Since states would obviously want their students to do well on the ACT, this will immediately boost Algebra I enrollment in 8th grade and Algebra II enrollment in 10th grade. And since the ACT is used for college admissions as well, parents are less likely to have their students opt out of it.

I also like the idea of having math tests in grades 7 and 10 but not 8 or 9. This would then allow schools and states to choose either a traditionalist or an integrated path without worrying about creating good tests for both paths.

Notice that the ACT Math exam is divided into three sections -- Pre-Algebra/Elementary Algebra, Intermediate Algebra/Coordinate Geometry, and Plane Geometry/Trigonometry. So a state using ACT on a traditionalist path may see that these line up approximately with the courses Algebra I, Algebra II, and Geometry.

But there are still a few problems with this idea. First of all, the states that use the ACT often give the test several months before the end of the year. I noticed that this year, many states gave the ACT on March 3rd, with the 17th as a make-up date. This would mean that all of the Intermediate Algebra material that appears on the ACT must be taught by the end of February. Perhaps the ACT could be given early junior year rather than late sophomore year -- late enough for sophomores to complete Algebra II but too early for states to consider pushing Algebra II back to junior year.

Another problem is that I want to decrease the number of tests students have to take. Before the Common Core, many high schools gave only the ACT, but nowadays, these schools give both the ACT and PARCC (or SBAC). Meanwhile, for lower grades, the ACT seeks to develop a new Common Core exam for Grades 3-10 to replace the PARCC and SBAC exams. This new test will be called ACT Aspire. I don't know enough about Aspire to make a judgment on it. In particular, I cannot easily tell whether the Grade 9-10 exams (which they call "Early High School") favor the traditionalist or integrated paths for math.

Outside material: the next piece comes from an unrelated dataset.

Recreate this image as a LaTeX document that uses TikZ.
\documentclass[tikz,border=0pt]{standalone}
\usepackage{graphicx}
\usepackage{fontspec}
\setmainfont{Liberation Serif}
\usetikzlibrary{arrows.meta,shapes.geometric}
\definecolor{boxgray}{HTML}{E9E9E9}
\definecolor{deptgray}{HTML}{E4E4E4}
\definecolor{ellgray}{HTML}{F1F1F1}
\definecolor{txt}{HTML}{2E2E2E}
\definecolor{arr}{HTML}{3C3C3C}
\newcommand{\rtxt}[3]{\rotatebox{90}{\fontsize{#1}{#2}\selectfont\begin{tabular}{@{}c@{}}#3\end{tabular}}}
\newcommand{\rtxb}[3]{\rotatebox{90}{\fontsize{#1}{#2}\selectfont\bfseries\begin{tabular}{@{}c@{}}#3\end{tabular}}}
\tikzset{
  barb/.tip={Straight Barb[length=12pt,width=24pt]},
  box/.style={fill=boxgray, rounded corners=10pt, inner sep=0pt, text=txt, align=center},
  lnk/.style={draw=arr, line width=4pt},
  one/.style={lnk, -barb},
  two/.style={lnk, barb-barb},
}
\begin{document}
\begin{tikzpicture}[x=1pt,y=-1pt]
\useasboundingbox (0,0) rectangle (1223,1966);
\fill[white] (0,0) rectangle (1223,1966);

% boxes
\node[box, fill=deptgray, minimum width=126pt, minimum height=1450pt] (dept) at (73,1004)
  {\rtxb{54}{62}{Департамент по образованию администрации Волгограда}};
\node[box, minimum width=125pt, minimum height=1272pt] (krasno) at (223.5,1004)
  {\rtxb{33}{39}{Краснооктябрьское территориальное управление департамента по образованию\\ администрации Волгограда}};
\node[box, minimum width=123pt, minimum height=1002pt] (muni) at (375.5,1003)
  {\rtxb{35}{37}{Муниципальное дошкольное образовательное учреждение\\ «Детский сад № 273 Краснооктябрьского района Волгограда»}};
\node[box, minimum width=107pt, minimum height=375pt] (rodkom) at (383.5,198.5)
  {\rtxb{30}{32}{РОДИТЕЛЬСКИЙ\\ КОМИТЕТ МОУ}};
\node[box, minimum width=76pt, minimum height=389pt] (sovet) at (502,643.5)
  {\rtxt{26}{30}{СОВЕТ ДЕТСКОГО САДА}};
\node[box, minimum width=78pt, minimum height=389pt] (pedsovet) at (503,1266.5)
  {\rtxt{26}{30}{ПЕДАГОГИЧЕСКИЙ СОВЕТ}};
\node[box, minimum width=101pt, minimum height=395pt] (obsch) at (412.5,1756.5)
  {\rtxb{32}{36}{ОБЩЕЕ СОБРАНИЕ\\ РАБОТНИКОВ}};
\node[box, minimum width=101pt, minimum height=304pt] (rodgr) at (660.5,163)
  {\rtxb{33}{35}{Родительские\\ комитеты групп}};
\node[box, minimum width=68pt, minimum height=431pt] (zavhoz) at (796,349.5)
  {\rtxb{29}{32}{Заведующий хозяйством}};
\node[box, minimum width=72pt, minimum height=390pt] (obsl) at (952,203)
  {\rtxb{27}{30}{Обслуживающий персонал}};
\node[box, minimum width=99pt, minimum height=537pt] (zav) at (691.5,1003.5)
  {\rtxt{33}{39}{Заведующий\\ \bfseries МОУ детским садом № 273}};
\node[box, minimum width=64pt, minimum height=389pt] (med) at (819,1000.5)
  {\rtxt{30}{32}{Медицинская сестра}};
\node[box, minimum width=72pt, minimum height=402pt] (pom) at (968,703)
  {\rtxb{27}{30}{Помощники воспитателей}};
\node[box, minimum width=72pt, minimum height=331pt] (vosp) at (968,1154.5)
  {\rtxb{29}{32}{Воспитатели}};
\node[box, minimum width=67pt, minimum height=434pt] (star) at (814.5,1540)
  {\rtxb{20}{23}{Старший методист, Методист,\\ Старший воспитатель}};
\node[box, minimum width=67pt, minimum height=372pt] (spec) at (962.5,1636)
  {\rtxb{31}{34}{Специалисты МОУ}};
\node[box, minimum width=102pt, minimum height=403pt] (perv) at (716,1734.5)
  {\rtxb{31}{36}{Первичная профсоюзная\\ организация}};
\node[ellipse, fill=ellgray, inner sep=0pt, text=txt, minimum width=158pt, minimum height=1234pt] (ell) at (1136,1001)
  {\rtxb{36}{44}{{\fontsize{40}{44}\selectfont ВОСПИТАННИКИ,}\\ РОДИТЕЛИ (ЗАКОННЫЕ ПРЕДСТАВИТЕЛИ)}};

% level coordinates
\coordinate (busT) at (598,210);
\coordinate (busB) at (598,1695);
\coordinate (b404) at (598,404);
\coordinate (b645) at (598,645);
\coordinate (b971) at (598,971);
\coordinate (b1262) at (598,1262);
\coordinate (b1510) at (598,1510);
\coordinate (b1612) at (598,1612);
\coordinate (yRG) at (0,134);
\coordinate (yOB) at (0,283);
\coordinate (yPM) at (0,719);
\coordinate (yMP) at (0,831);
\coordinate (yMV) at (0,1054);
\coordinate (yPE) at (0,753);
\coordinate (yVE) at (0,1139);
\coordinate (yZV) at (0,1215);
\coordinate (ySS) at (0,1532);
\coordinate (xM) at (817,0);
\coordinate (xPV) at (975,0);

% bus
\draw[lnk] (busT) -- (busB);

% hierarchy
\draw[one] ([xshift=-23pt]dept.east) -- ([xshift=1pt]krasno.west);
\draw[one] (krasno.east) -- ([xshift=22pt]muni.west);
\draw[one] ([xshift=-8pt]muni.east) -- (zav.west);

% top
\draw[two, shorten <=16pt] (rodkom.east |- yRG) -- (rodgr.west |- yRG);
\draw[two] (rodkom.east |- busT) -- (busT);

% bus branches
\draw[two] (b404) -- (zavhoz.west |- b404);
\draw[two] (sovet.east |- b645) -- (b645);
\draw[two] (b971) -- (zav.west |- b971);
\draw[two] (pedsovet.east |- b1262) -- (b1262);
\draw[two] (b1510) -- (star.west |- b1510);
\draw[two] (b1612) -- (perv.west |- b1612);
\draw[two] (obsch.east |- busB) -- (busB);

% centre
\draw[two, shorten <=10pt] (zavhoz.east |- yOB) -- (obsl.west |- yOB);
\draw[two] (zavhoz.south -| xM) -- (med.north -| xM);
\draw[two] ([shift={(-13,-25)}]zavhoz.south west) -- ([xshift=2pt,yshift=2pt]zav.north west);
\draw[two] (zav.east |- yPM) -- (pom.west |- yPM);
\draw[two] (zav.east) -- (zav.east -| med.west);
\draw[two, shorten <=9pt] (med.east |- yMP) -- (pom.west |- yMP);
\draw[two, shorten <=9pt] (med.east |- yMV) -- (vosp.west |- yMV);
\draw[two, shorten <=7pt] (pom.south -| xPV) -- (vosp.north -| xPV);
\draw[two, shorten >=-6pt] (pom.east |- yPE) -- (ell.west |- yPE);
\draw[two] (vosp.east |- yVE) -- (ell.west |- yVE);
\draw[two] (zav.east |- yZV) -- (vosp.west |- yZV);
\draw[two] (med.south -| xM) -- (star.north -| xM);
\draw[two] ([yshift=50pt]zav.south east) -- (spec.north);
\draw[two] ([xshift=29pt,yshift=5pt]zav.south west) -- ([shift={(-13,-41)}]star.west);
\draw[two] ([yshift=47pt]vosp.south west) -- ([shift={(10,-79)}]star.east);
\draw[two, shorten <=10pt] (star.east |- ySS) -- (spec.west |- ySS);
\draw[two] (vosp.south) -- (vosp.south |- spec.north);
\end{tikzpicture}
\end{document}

There's one more thing about the zeal to prepare students for Calculus. Traditionalists say that they way to prepare students for Calculus because they want to keep the door to a STEM career open. So denying students the opportunity to take Calculus would only close doors.

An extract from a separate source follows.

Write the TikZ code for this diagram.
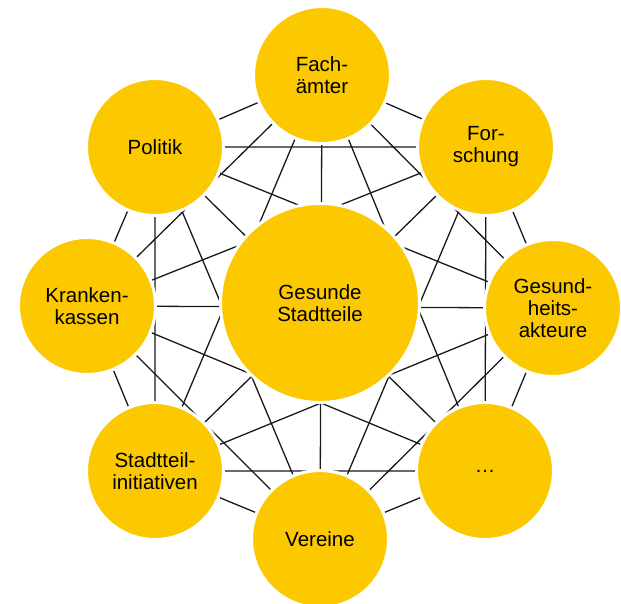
\documentclass[tikz,border=0pt]{standalone}
\usepackage{fontspec}
\setmainfont{Liberation Sans}
\usetikzlibrary{backgrounds}
\definecolor{sunyellow}{RGB}{252,201,0}

\begin{document}
\begin{tikzpicture}[
    x=1pt, y=1pt,
    actor/.style = {circle, fill=sunyellow, draw=white, line width=3pt, minimum size=137pt,
                    inner sep=0pt, align=center, font=\fontsize{20.5}{22}\selectfont},
    hub/.style = {actor, minimum size=199pt},
    link/.style = {line width=1.3pt, black!90}
]
\useasboundingbox (0,0) rectangle (621,-603);

% centre
\node[hub] (hub) at (320,-303) {Gesunde\\Stadtteile};

% ring of partners
\node[actor] (fach) at (322,-75) {Fach-\\ämter};
\node[actor] (forschung) at (486,-147) {For-\\schung};
\node[actor] (gesundheit) at (553,-308) {Gesund-\\heits-\\akteure};
\node[actor] (weitere) at (485,-471) {…};
\node[actor] (vereine) at (320,-539) {Vereine};
\node[actor] (initiativen) at (155,-471) {Stadtteil-\\initiativen};
\node[actor] (kassen) at (87,-306) {Kranken-\\kassen};
\node[actor] (politik) at (155,-147) {Politik};

% every partner linked with every other one, behind the circles
\begin{scope}[on background layer]
\draw[link] (fach) -- (forschung) (fach) -- (gesundheit) (fach) -- (weitere) (fach) -- (vereine)
            (fach) -- (initiativen) (fach) -- (kassen) (fach) -- (politik);
\draw[link] (forschung) -- (gesundheit) (forschung) -- (weitere) (forschung) -- (vereine)
            (forschung) -- (initiativen) (forschung) -- (kassen) (forschung) -- (politik);
\draw[link] (gesundheit) -- (weitere) (gesundheit) -- (vereine) (gesundheit) -- (initiativen)
            (gesundheit) -- (kassen) (gesundheit) -- (politik);
\draw[link] (weitere) -- (vereine) (weitere) -- (initiativen) (weitere) -- (kassen) (weitere) -- (politik);
\draw[link] (vereine) -- (initiativen) (vereine) -- (kassen) (vereine) -- (politik);
\draw[link] (initiativen) -- (kassen) (initiativen) -- (politik);
\draw[link] (kassen) -- (politik);
\end{scope}

\end{tikzpicture}
\end{document}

I say that forcing non-STEM students to remain on the path to Calculus can close doors. I can only imagine the poor sophomore who has no intention of majoring in STEM, forced to take a hard class like Algebra II only to end up getting a D or F in it. This low math grade ends up dropping the GPA below 2.0, and the student is unable to participate in the sports/activities that he/she really likes. Or the student may want to get a part-time job, but the parents won't allow it because they see the report card with the low math grade. They might not understand that their child likely already knows all the math he/she will ever need for a non-STEM career -- all they see is the D or F.

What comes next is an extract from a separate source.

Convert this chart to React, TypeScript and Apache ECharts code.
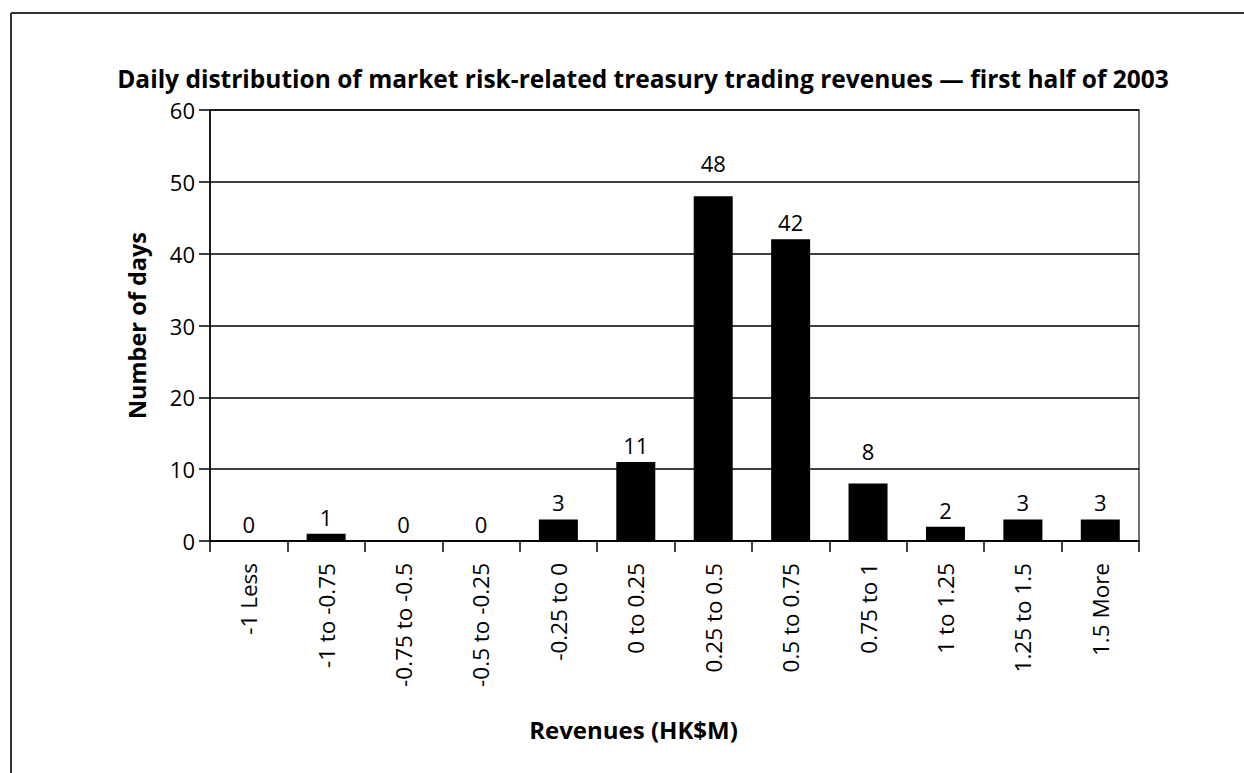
import React, { useEffect, useRef } from "react";
import * as echarts from "echarts";

const title = "Daily distribution of market risk-related treasury trading revenues — first half of 2003";
const xAxisName = "Revenues (HK$M)";
const yAxisName = "Number of days";
const categories = [
  "-1 Less",
  "-1 to -0.75",
  "-0.75 to -0.5",
  "-0.5 to -0.25",
  "-0.25 to 0",
  "0 to 0.25",
  "0.25 to 0.5",
  "0.5 to 0.75",
  "0.75 to 1",
  "1 to 1.25",
  "1.25 to 1.5",
  "1.5 More",
];
const days = [0, 1, 0, 0, 3, 11, 48, 42, 8, 2, 3, 3];
// labels raised clear of a gridline, as in the source
const raisedLabels = [48, 8];

const FONT = "'Open Sans', 'Noto Sans', sans-serif";

export default function App() {
  const ref = useRef<HTMLDivElement>(null);
  useEffect(() => {
    if (!ref.current) return;
    const chart = echarts.init(ref.current, undefined, { renderer: "svg" });
    chart.setOption({
      animation: false,
      backgroundColor: "#ffffff",
      title: {
        text: title,
        left: 638,
        top: 61,
        textAlign: "center",
        textStyle: { fontFamily: FONT, fontWeight: "bold", fontSize: 24.5, color: "#000" },
      },
      grid: {
        left: 210,
        right: 105,
        top: 110,
        bottom: 232,
        show: true,
        borderColor: "#444",
        borderWidth: 1.5,
        backgroundColor: "transparent",
      },
      xAxis: {
        type: "category",
        data: categories,
        name: xAxisName,
        nameLocation: "middle",
        nameGap: 176,
        nameTextStyle: {
          fontFamily: FONT,
          fontWeight: "bold",
          fontSize: 24,
          color: "#000",
          padding: [0, 82, 0, 0],
        },
        axisLine: { lineStyle: { color: "#000", width: 1.5 } },
        axisTick: { show: true, interval: 0, length: 11, lineStyle: { color: "#000", width: 1.5 } },
        axisLabel: {
          interval: 0,
          rotate: 90,
          margin: 22,
          fontFamily: FONT,
          fontSize: 22.5,
          color: "#000",
        },
      },
      yAxis: {
        type: "value",
        min: 0,
        max: 60,
        interval: 10,
        name: yAxisName,
        nameLocation: "middle",
        nameGap: 61,
        nameTextStyle: { fontFamily: FONT, fontWeight: "bold", fontSize: 23.5, color: "#000" },
        axisLine: { show: true, lineStyle: { color: "#000", width: 1.5 } },
        axisTick: { show: true, length: 11, lineStyle: { color: "#000", width: 1.5 } },
        axisLabel: { margin: 15, fontFamily: FONT, fontSize: 22, color: "#000" },
        splitLine: { show: true, lineStyle: { color: "#000", width: 1.5 } },
      },
      series: [
        {
          type: "bar",
          data: days.map((v) =>
            raisedLabels.includes(v) ? { value: v, label: { distance: 22 } } : v
          ),
          barWidth: 39,
          itemStyle: { color: "#000" },
          label: {
            show: true,
            position: "top",
            distance: 6,
            fontFamily: FONT,
            fontSize: 22,
            color: "#000",
          },
        },
      ],
      graphic: [
        {
          type: "line",
          shape: { x1: 11, y1: 13, x2: 1244, y2: 13 },
          style: { stroke: "#333", lineWidth: 2 },
        },
        {
          type: "line",
          shape: { x1: 11, y1: 13, x2: 11, y2: 773 },
          style: { stroke: "#333", lineWidth: 2 },
        },
      ],
    });
    return () => chart.dispose();
  }, []);
  return (
    <div
      ref={ref}
      style={{ position: "fixed", left: 0, top: 0, width: 1244, height: 773 }}
    />
  );
}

This is what I want -- since we have students take Calculus in order to keep doors open for STEM, this class and the math classes that prepare for it must not be forced upon students in a way that it would close doors for non-STEM.

Perhaps one way that a school can lead students to Calculus without penalizing non-STEM students is to enroll students in the class that leads to Calculus, but if, say, at the end of the first quarter (when the grade is not yet permanent), the student can switch to an easier math class without any penalty to the student's GPA. The sophomore failing Algebra II at the quarter might switch to another course such as Statistics or Financial Math, or even a pre-Algebra II class to prepare the student for success in Algebra II as a junior which, while perhaps unsuitable for STEM, at least can get the student into a good college in a non-STEM major. The only problem with this is that many schedule changes at the quarter-mark can wreak havoc on the school's master schedule and force teachers in all subjects, not just math, to learn the names of new students after the first quarter.